Friday, September 22, 2023

Climate change is about entropy

 Veritasium has a briliant video explaining entropy

Entropy always increases if anything at all is happening. It is tempting to think that the universe wants to increase entropy as fast as possible. While this is not true, it often seems like it is. So I'm going to personify the Universe with that motivation.

Living things, including us, are little islands of low entropy. We use energy to create that low entropy state while increasing the entropy of the wider environment at a faster rate than would otherwise occur. It seems as though the Universe invented life to speed up entropy production. Then it invented intelligent life to speed it up even more. And now it has invented social co-operating civilised life forms to really put the foot to the floor of entropy production.

When the carbon was in the ground and the oxygen was in the air, that was a lower entropy state. When we combine the carbon with the oxygen we increase entropy. What we get directly is energy, and what we do with that energy is to create pockets of low entropy, which we call civilised life. Whether the pocket of low entropy is a car or a baby or a movie, it is in an organised and differentiated state which is the complete opposite of the high entropy mess that the Universe will eventually make of everything.

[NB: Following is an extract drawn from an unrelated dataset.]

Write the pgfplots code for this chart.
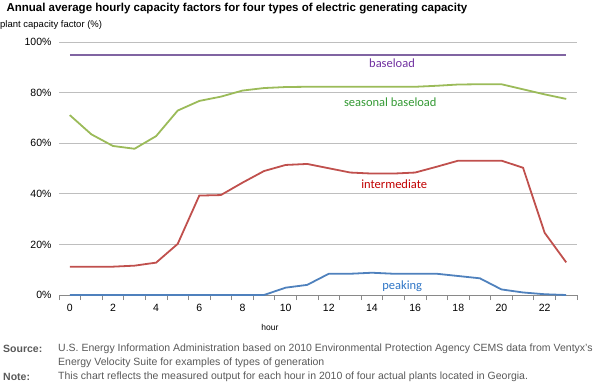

It won't be enough to stop burning carbon, we are going to need to reduce the carbon in the air to get back to a comfortable interglacial climate. The correct way to look at this is that we want to reduce the entropy of the atmosphere. The reverse of what we have always done. You need a lot more energy to reduce entropy than you got out of increasing it in the first place. Where is that energy going to come from?

The Sun sends us low entropy energy and the Earth emits high entropy energy, and this allows life to make its pockets of low entropy. We can use power from solar and wind and hydro to take more and more of that bounty that life on Earth depends on. Luckily we don't have to do this.

In the enormous energy released in supernova explosions and other astronomical events, tiny pockets of low entropy are created in the form of radioactive elements. We can extract that low entropy by making those atoms decay sooner than they naturally would. That is fission energy. We can also mimic stars by increasing the entropy of small atoms by merging them into slightly bigger ones. That is fusion energy. These are energy sources that the rest of life on Earth doesn't use. By switching to these energy sources and giving the sun back to other life forms, we can recreate the bountiful world that we have gone so close to annihilating. Let's do it.